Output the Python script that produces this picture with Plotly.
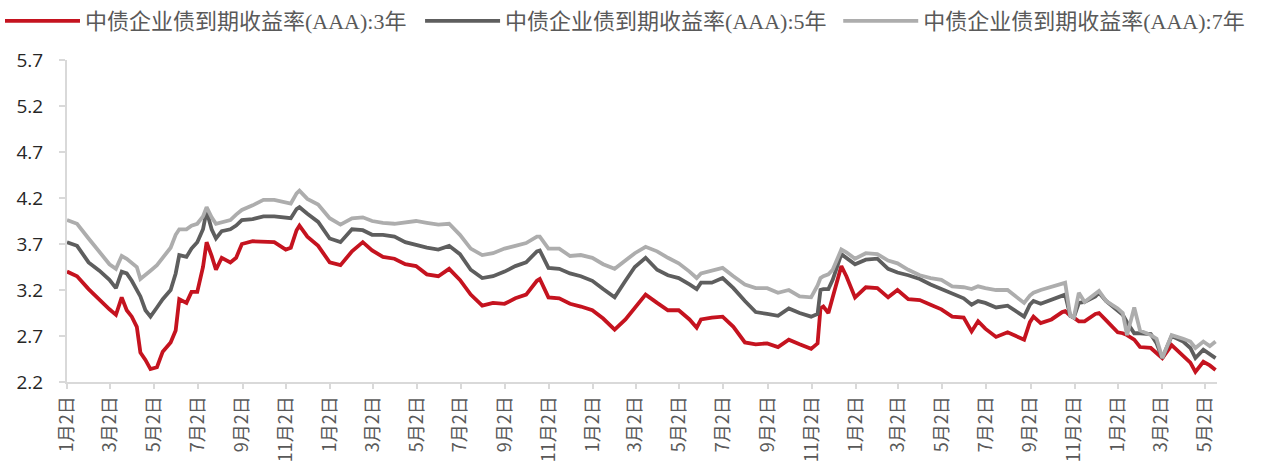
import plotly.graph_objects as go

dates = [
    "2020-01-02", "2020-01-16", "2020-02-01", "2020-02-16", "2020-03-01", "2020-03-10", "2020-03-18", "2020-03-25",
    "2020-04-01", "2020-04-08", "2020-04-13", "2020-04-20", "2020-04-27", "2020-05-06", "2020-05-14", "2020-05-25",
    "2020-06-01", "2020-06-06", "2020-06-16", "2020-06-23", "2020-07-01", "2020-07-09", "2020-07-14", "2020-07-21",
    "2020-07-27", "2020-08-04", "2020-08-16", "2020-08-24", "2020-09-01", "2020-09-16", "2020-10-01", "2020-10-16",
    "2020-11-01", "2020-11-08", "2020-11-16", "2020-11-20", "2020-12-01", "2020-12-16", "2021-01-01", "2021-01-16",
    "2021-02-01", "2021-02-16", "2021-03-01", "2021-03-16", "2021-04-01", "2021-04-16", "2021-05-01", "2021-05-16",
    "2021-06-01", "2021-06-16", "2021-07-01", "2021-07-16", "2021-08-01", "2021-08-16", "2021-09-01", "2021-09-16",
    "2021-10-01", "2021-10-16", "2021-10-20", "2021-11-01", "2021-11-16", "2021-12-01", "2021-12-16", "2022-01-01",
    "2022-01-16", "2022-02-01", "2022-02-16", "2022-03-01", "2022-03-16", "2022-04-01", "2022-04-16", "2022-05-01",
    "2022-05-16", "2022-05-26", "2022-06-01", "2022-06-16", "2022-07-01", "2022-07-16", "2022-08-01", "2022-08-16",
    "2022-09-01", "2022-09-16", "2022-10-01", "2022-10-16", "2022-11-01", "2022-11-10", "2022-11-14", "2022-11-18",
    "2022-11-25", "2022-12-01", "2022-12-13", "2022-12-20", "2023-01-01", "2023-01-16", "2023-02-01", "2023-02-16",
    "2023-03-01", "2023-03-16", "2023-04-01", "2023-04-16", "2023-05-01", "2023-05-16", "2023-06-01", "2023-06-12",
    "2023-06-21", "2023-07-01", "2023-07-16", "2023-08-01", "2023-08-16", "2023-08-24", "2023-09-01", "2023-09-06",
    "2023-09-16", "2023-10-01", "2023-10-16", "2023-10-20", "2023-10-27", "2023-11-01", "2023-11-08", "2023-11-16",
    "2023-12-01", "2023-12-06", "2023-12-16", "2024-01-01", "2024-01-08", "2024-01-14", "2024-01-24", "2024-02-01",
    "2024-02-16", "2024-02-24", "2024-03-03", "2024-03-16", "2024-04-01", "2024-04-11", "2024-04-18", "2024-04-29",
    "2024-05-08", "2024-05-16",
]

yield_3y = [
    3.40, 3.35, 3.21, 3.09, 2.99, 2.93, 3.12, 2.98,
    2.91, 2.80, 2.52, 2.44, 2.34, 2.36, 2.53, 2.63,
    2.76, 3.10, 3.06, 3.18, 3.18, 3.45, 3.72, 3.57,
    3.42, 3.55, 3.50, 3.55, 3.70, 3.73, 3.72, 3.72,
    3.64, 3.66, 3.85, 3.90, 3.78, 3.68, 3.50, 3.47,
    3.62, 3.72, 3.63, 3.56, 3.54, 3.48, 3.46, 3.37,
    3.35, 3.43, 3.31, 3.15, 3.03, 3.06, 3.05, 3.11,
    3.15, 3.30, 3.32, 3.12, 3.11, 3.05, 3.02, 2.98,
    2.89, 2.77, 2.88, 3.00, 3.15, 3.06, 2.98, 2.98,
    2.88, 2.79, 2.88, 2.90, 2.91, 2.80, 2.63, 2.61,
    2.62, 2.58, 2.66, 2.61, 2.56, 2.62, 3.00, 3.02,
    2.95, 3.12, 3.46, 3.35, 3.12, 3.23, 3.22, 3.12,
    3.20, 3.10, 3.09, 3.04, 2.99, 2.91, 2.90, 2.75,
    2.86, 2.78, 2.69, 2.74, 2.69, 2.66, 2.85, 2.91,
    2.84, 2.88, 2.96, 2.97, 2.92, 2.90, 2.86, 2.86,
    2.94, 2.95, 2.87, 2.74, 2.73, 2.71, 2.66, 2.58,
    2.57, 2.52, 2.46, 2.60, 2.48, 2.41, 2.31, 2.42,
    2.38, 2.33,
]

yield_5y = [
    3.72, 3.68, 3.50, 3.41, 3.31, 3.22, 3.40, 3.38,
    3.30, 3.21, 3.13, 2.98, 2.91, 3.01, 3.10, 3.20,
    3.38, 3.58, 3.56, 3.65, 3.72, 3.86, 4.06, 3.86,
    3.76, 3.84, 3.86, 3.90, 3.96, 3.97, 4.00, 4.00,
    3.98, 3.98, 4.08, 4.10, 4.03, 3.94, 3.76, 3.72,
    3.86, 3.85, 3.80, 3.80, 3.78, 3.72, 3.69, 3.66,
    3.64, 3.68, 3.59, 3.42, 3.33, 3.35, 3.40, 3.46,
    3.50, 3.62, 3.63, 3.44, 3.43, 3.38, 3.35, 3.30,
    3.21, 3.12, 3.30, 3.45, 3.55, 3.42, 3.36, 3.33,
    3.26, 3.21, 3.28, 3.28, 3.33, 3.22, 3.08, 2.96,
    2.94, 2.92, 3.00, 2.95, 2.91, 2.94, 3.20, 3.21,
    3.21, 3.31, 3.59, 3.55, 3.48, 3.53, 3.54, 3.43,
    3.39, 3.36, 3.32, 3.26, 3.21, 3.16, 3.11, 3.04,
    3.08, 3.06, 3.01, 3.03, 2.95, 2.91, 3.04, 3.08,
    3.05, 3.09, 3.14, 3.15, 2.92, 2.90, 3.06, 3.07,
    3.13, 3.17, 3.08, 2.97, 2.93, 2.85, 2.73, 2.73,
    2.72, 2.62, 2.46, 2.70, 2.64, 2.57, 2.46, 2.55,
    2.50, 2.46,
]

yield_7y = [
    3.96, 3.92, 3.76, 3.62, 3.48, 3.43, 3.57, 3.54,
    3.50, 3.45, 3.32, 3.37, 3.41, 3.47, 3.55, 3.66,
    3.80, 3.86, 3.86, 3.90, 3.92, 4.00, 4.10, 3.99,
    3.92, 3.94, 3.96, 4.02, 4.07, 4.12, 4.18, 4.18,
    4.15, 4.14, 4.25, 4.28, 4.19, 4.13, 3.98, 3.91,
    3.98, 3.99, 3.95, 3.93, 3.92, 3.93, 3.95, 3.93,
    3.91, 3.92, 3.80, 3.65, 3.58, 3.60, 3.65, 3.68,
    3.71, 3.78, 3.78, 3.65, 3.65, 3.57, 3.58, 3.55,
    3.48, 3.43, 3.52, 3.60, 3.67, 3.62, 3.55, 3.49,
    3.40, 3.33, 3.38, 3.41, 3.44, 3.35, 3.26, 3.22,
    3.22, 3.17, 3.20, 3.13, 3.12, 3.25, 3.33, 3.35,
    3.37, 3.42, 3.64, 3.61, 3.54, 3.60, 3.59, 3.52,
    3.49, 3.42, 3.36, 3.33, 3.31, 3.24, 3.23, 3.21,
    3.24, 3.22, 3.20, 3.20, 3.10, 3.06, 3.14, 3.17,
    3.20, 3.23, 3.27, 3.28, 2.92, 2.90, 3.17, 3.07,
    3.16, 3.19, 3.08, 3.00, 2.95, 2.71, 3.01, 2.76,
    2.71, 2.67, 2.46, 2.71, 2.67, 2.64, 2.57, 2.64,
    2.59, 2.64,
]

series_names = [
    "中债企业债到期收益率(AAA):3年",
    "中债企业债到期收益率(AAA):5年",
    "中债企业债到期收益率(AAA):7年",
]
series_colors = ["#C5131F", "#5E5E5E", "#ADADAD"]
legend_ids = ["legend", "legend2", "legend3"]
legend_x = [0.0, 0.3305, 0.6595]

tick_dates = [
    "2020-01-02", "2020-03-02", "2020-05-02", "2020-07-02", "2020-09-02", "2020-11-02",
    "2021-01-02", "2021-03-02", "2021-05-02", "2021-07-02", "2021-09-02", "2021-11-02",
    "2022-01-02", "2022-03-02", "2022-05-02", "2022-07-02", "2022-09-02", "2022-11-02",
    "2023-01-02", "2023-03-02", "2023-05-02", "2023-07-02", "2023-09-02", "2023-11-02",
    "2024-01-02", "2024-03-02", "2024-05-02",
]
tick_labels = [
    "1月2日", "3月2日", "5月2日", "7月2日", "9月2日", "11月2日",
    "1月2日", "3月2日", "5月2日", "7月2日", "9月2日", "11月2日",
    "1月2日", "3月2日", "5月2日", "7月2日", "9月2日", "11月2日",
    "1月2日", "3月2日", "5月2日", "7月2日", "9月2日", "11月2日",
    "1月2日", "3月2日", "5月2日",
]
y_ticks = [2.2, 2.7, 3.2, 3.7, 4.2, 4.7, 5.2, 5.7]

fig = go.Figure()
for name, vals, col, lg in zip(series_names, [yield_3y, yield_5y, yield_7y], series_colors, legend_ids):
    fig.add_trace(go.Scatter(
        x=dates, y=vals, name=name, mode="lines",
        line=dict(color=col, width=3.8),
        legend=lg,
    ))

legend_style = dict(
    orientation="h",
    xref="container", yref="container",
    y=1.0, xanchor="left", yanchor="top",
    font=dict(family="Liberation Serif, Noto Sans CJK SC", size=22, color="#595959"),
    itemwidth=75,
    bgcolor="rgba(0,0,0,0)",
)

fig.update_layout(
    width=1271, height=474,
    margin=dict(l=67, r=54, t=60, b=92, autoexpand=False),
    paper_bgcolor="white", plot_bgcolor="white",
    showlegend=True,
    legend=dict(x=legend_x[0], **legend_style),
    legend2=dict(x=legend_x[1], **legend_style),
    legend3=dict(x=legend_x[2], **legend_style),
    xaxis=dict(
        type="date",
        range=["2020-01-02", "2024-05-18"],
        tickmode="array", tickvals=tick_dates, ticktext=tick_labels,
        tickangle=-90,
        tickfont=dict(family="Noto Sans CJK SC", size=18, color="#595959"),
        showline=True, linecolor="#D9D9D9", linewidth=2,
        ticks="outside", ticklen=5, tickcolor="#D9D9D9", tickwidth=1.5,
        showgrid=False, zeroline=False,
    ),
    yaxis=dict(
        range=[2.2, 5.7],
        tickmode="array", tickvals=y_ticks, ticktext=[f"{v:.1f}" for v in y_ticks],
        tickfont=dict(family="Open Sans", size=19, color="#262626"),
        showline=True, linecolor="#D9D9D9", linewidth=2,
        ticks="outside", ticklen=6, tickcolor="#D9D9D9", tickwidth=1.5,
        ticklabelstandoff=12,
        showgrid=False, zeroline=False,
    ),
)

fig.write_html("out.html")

--

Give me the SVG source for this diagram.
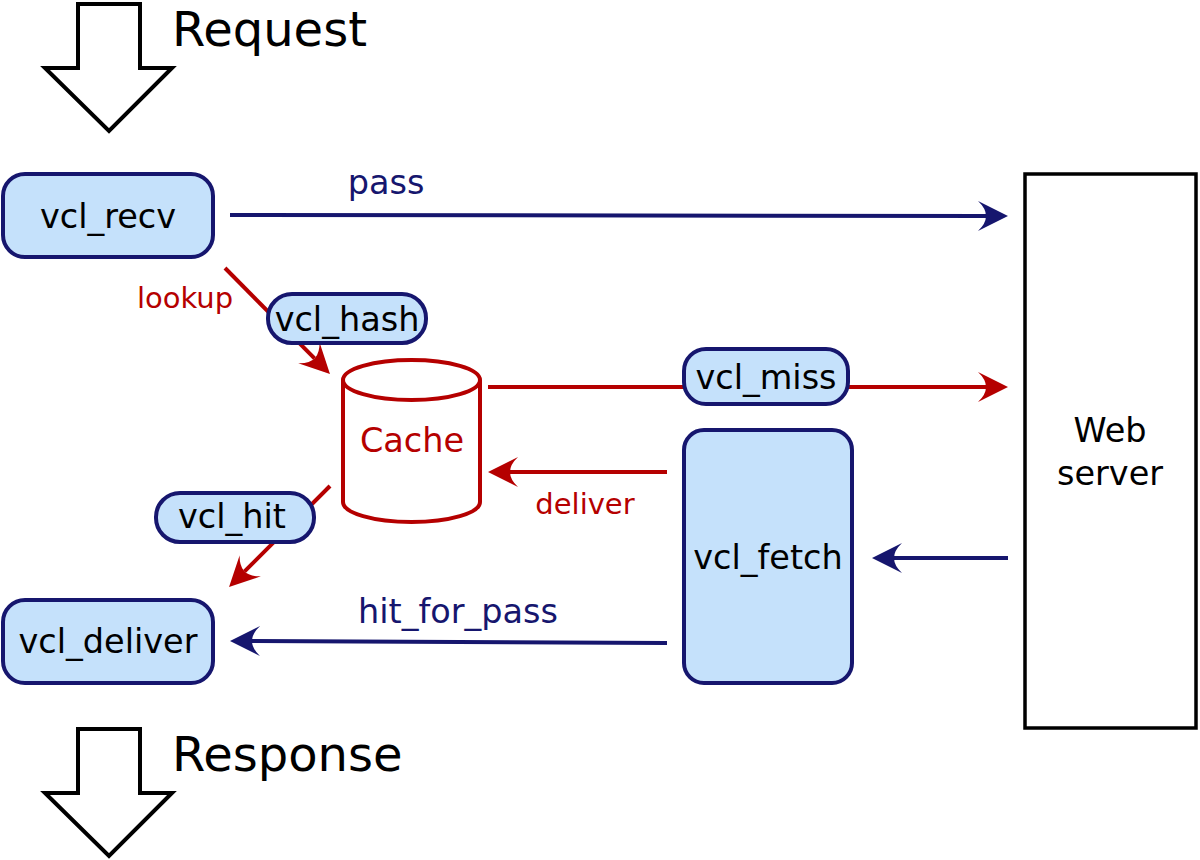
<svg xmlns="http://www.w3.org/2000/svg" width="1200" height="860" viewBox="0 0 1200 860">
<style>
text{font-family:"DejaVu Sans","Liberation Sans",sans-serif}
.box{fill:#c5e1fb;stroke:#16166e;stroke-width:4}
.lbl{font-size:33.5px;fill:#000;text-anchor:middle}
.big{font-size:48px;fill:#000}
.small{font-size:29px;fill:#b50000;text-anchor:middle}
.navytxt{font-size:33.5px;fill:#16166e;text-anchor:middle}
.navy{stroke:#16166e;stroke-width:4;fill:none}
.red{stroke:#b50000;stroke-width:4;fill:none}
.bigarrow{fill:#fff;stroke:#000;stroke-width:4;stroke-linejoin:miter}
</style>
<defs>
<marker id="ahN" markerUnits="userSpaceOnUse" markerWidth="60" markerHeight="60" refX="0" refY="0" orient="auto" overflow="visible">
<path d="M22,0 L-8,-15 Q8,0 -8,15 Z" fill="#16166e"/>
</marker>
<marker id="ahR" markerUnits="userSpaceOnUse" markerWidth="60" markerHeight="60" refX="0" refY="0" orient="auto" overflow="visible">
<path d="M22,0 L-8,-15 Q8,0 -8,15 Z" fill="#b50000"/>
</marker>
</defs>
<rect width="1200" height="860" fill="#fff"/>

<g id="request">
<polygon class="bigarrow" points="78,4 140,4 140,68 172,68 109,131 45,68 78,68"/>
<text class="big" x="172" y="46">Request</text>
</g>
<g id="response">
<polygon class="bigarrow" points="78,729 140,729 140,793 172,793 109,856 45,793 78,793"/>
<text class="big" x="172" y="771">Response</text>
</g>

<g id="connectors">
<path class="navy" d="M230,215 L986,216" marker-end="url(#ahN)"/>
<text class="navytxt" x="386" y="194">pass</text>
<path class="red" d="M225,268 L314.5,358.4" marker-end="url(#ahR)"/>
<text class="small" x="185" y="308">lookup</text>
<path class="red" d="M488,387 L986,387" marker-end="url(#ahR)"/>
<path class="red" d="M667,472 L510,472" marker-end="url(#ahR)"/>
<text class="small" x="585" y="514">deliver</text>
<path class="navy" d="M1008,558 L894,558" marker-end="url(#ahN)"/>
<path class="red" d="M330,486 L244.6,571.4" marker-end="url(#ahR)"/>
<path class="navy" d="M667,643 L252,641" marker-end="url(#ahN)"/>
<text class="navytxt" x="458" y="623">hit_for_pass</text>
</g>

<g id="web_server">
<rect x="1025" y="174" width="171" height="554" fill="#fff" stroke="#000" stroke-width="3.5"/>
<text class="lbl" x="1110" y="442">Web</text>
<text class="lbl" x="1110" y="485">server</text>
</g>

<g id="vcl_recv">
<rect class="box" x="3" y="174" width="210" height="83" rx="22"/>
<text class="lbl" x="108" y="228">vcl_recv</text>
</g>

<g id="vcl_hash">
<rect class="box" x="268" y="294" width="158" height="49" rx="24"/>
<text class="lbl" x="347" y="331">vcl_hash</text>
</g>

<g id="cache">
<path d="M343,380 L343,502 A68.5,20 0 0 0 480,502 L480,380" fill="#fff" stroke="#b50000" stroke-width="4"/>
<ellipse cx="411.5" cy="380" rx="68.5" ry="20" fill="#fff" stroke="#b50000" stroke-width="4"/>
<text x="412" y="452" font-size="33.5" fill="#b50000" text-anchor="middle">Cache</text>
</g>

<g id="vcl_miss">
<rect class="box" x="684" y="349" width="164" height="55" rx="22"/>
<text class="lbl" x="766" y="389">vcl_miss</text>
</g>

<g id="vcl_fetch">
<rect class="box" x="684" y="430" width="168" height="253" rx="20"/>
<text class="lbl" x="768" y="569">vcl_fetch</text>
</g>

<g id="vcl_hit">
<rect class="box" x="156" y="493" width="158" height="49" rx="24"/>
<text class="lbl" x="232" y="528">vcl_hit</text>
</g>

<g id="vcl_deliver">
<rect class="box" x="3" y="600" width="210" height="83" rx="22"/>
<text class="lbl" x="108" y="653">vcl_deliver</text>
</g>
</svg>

==

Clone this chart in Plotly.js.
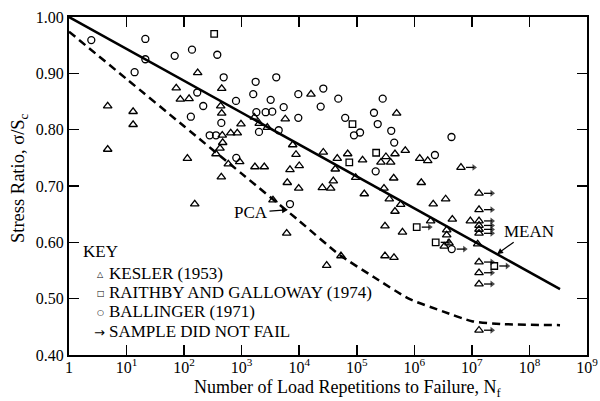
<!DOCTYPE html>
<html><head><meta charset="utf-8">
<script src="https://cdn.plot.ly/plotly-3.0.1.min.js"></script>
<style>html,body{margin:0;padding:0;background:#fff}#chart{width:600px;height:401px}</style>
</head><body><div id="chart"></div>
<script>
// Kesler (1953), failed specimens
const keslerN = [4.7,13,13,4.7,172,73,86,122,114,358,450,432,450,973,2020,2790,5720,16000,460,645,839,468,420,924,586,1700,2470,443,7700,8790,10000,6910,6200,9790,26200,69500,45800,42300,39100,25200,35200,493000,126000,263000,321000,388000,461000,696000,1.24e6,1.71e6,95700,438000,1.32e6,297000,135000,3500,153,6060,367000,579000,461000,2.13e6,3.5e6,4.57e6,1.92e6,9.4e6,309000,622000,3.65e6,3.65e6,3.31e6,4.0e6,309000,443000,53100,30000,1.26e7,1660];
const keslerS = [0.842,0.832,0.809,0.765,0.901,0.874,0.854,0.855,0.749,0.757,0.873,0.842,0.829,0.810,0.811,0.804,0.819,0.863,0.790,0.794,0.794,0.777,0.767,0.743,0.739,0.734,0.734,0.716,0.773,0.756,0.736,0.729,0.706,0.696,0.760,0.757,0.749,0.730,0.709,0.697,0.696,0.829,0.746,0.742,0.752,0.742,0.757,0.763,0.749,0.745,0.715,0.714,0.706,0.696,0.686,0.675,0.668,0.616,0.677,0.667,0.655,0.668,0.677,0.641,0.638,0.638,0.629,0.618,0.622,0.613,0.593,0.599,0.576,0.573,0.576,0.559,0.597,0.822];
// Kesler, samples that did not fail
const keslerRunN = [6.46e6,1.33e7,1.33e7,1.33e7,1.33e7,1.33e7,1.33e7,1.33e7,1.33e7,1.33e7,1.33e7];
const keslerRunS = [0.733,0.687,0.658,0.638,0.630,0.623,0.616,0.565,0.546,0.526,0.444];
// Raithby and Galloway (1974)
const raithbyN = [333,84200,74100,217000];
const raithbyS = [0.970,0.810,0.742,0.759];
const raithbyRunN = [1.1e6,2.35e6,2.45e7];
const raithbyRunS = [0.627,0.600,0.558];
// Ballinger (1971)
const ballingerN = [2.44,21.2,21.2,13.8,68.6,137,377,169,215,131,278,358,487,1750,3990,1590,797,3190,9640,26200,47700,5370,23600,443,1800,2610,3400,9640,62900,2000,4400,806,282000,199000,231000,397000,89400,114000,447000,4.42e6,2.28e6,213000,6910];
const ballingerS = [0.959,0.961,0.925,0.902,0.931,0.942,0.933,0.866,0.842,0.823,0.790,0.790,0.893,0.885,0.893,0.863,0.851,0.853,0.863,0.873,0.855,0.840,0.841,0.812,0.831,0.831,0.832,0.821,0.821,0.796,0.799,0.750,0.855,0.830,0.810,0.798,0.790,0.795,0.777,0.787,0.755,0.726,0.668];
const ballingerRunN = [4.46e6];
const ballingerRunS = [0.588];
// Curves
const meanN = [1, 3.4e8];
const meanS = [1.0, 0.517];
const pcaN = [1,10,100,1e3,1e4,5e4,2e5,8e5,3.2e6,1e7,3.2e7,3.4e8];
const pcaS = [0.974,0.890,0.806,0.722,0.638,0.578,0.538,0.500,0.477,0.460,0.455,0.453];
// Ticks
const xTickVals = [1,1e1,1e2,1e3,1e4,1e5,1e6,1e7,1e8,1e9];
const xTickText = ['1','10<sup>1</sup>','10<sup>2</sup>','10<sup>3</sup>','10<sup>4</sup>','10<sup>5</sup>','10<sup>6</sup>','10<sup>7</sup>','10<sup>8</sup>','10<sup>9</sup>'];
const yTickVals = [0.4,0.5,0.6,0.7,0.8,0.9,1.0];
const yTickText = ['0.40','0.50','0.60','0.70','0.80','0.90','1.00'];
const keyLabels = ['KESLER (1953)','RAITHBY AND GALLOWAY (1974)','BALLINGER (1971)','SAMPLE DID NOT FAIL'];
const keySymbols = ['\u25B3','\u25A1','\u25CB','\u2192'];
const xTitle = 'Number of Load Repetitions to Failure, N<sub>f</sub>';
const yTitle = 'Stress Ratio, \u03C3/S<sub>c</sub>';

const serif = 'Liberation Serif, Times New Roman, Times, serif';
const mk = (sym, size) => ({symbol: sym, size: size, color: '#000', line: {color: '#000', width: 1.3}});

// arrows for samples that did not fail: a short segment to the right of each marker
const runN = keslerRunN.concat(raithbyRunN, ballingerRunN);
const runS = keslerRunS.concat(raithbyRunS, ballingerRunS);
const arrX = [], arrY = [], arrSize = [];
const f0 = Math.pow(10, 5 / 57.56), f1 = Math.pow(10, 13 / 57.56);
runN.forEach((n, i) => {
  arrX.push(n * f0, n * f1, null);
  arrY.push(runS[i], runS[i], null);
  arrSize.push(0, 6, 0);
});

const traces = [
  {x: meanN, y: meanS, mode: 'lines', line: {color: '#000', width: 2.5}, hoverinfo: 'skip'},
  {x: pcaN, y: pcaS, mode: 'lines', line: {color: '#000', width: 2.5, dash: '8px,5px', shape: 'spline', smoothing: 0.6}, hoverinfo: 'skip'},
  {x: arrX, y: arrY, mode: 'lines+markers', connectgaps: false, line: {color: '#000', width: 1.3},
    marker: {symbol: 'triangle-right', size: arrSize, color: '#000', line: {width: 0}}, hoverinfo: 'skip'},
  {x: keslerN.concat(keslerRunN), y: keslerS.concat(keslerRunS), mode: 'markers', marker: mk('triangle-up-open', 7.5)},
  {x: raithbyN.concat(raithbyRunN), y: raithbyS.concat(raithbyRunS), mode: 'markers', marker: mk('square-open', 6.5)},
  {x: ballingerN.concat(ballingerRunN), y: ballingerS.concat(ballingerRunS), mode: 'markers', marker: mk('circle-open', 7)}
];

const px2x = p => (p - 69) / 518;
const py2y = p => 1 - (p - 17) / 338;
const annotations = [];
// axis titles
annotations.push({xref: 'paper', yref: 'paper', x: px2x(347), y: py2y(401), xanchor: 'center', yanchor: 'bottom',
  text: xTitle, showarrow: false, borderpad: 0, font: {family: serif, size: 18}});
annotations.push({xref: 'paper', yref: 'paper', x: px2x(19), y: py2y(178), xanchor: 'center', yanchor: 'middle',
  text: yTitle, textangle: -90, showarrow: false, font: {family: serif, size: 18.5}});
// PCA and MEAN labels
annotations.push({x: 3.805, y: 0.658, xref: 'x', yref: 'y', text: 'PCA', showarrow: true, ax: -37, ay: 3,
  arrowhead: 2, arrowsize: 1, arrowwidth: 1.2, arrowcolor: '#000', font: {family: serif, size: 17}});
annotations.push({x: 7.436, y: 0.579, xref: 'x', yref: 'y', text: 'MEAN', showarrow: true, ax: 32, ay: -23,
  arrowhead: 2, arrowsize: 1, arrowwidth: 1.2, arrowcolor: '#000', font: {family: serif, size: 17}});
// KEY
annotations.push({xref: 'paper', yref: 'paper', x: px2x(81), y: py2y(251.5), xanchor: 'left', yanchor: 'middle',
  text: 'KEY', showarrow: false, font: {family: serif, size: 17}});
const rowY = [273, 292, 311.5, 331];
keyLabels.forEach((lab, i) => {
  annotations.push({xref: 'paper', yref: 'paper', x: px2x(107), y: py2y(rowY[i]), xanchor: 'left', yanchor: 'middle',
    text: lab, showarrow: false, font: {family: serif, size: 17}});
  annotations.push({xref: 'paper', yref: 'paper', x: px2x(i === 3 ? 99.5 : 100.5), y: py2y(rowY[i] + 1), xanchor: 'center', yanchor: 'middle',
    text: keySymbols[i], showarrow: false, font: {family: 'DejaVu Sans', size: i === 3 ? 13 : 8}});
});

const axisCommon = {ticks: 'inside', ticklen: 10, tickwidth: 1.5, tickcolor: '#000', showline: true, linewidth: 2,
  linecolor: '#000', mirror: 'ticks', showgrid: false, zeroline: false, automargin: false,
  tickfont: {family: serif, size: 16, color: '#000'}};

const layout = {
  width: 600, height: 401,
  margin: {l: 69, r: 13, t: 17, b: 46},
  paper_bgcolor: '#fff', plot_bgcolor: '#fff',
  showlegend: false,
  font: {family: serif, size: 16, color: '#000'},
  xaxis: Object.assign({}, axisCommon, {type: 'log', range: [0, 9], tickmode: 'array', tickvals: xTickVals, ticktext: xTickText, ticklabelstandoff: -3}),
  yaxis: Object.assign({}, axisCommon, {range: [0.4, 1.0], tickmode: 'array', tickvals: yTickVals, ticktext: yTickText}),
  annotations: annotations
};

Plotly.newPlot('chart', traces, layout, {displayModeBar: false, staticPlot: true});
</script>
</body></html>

STATED GOAL
Copy every line of the records above that contains "this".

COMPLETED EXERCISE
Output the Python script that produces this picture with Plotly.
Give me the SVG source for this diagram.
Clone this chart in Plotly.js.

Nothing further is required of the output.